Le categorie di valore e lavoro (astratto) non possono quindi essere ripensate in forma direttamente sociale, come diversi teorici marxisti sembrano proporre. Anzi, le critiche che hanno accumulato nel corso del tempo ne dimostrano proprio l’inadeguatezza. Né si può liberare il lavoro attraverso una sua distribuzione razionale, ma è necessario liberarci dal lavoro astratto, anche per liberare il lavoro concreto in altra forma.

Per fare questo occorre associare questioni quali l’automazione, il reddito di base, i lavori riproduttivi e di cura, i temi ambientali non tanto al concetto di valore ma a quello di ricchezza, prodotta o disponibile. Ricchezza che pur non coincidendo col valore è rinchiusa nelle sue forme astratte di dominio.

In tal senso il socialismo reale non ha rappresentato un superamento del capitalismo, ma la compiuta realizzazione della logica del lavoro astratto, dell’accumulazione di lavoro morto sulla pelle del lavoro vivo seppur in forma centralizzata e non di concorrenza, comprese le sue aberrazioni produttivistiche, alienanti, non curanti dei problemi ambientali e in aperto contrasto con lo sviluppo delle “individualità sociali” al centro della prospettiva marxiana.

 

La critica che quindi Postone muove al movimento operaio tradizionale è quella di far propria la logica del valore e di lottare per un suo riconoscimento più che per un suo superamento compiuto.

 

Se da una parte la critica è interessante e pone questioni rilevanti sul fallimento del socialismo nel XX secolo, dall’altra rischia di rimuovere qualsiasi agency al lavoro vivo dinanzi al soggetto quasi-automatico rappresentato dal Capitale. La “critica dal punto di vista del lavoro”, in quanto parte della totalità, non è infatti in grado di cogliere la “critica del lavoro nel capitalismo”.
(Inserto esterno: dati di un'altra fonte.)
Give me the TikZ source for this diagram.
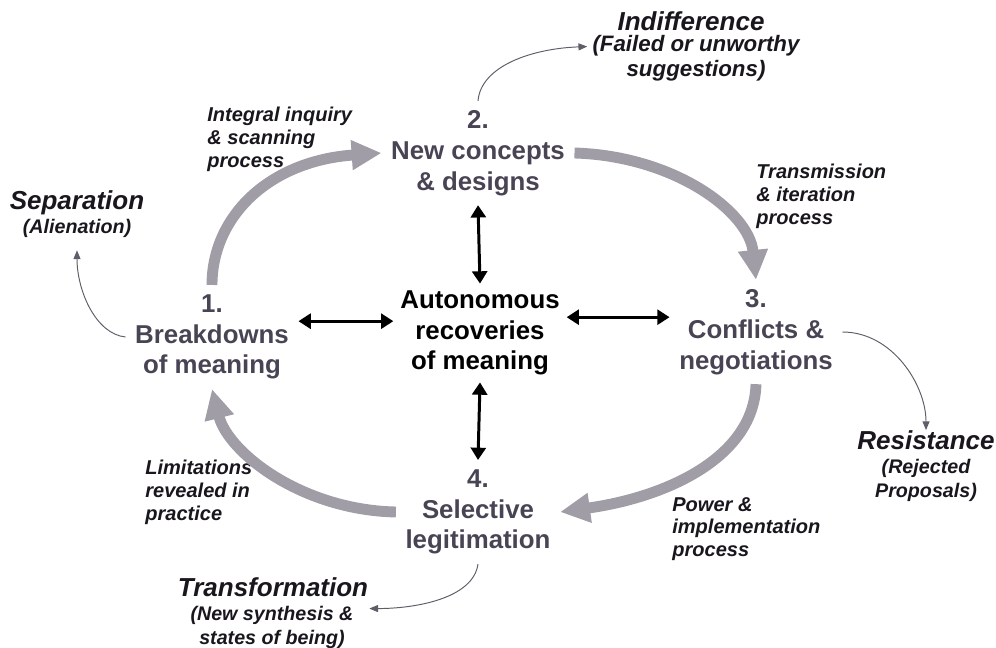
\documentclass[tikz,border=0pt]{standalone}
\usepackage{fontspec}
\setmainfont{Liberation Sans}
\usetikzlibrary{arrows.meta}
\definecolor{stagecol}{RGB}{72,68,84}
\definecolor{flowcol}{RGB}{160,157,166}
\definecolor{thincol}{RGB}{95,93,104}
\definecolor{labcol}{RGB}{25,22,30}
\tikzset{
  stage/.style={inner sep=0pt, outer sep=5.5pt, align=center, text=stagecol,
    font=\fontsize{14.7}{17.5}\selectfont\bfseries},
  core/.style={inner sep=0pt, outer sep=4pt, align=center, text=black,
    font=\fontsize{14.7}{17.5}\selectfont\bfseries},
  proclab/.style={inner sep=0pt, align=left, anchor=west, text=labcol,
    font=\fontsize{11.4}{13}\selectfont\bfseries\itshape},
  outtitle/.style={inner sep=0pt, align=center, text=labcol,
    font=\fontsize{14.8}{16}\selectfont\bfseries\itshape},
  outsub/.style={inner sep=0pt, outer sep=3pt, align=center, text=labcol,
    font=\fontsize{11.2}{13.6}\selectfont\bfseries\itshape},
  flow/.style={draw=flowcol, line width=6.2pt, -{Triangle[length=17pt,width=16pt]}},
  link/.style={draw=black, line width=1.7pt,
    {Triangle[length=7pt,width=8.5pt]}-{Triangle[length=7pt,width=8.5pt]}},
  exitarrow/.style={draw=thincol, line width=0.55pt, -{Triangle[length=5pt,width=4pt]}}
}
\begin{document}
\begin{tikzpicture}[x=0.02cm,y=-0.02cm]
\useasboundingbox (0,0) rectangle (996,648);
% stages
\node[stage] (n1) at (212,337) {1.\\Breakdowns\\of meaning};
\node[stage] (n2) at (478,153) {2.\\New concepts\\\& designs};
\node[stage] (n3) at (756,332) {3.\\Conflicts \&\\negotiations};
\node[stage] (n4) at (478,512) {4.\\Selective\\legitimation};
\node[core] (nc) at (480,333) {Autonomous\\recoveries\\of meaning};
% process labels
\node[proclab] (l12) at (207,139) {Integral inquiry\\\& scanning\\process};
\node[proclab] (l23) at (756,196) {Transmission\\\& iteration\\process};
\node[proclab] (l34) at (672,529) {Power \&\\implementation\\process};
\node[proclab] (l41) at (145,492) {Limitations\\revealed in\\practice};
% outcomes
\node[outtitle] (sept) at (77,203) {Separation};
\node[outsub] (seps) at (77,228) {(Alienation)};
\node[outtitle] (indt) at (691,21) {Indifference};
\node[outsub, font=\fontsize{12.7}{14.2}\selectfont\bfseries\itshape] (inds) at (696,58) {(Failed or unworthy\\suggestions)};
\node[outtitle] (rest) at (926,440) {Resistance};
\node[outsub] (ress) at (926,480) {(Rejected\\Proposals)};
\node[outtitle] (trat) at (273,587) {Transformation};
\node[outsub] (tras) at (272,627) {(New synthesis \&\\states of being)};
% main cycle
\draw[flow] (n1.north) .. controls +(0,-68) and +(-113,8) .. (n2.west);
\draw[flow] (n2.east) .. controls +(100,3) and +(-7,-68) .. (n3.north);
\draw[flow] (n3.south) .. controls +(-2,73) and +(107,-15) .. (n4.east);
\draw[flow] (n4.west) .. controls +(-95,-2) and +(16,63) .. (n1.south);
% links to core
\draw[link] (n2.south) -- (nc.north);
\draw[link] (nc.south) -- (n4.north);
\draw[link] ([yshift=9pt]n1.east) -- ([yshift=9pt]n1.east -| nc.west);
\draw[link] ([yshift=9pt]nc.east) -- ([yshift=9pt]nc.east -| n3.west);
% exits
\draw[exitarrow] (n2.north) .. controls +(3,-35) and +(-55,2) .. (inds.174);
\draw[exitarrow] (n1.west) .. controls +(-30,-3) and +(0,40) .. ([yshift=-4.5pt]seps.south);
\draw[exitarrow] (n3.east) .. controls +(50,0) and +(0,-45) .. (rest.north);
\draw[exitarrow] (n4.south) .. controls +(-5,35) and +(45,0) .. ([xshift=6pt]tras.12);
\end{tikzpicture}
\end{document}
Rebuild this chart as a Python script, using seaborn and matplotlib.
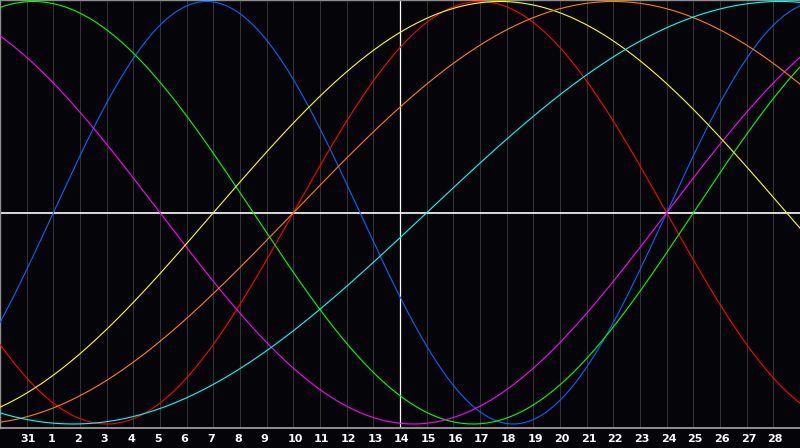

Rileggere Marx dando un ruolo così subalterno alla lotta di classe non sembra sostenibile. Se è vero che in alcuni passaggi questa subalternità possa essere chiaramente dimostrata, è pur vero che ce ne sono altrettanti a smentita.

La storia del movimento operaio è costellata anche di passaggi in cui è stata posta a critica proprio la logica del valore, l’adesione al suo imperio, e questa preclusione rischia invece di riportarci a una dialettica negativa chiusa in se stessa da cui lo stesso Postone prova ad evadere o a una nuova teoria del crollo automatico alla Kurz.

Nonostante questi aspetti critici, sicuramente da non sottovalutare, il contributo di Postone al marxismo contemporaneo è stato di indiscutibile spessore ed è un vero peccato che la sua opera principale non abbia ancora trovato, a ventotto anni dalla sua prima edizione, una traduzione che la renda fruibile in Italia.

Questo articolo, nella sua inevitabile insufficienza, prova a essere un ricordo e un invito ad approfondire l’interesse per questo grande autore della teoria critica.

 

[1] M. Postone, Time, labor and social domination, , Cambridge University press, 1993, p. 24.
[2] Ibid. p. 25.
[3] K. Marx, Per una critica dell’economia politica, cap. I “la merce”.
[4] Time Labor…, pp .81-82
[5] Ibid, p. 62
[6] Ibid, pp. 289-291
[7] K. Marx, Grundrisse, Quaderno VII, PGreco edizioni, p .711.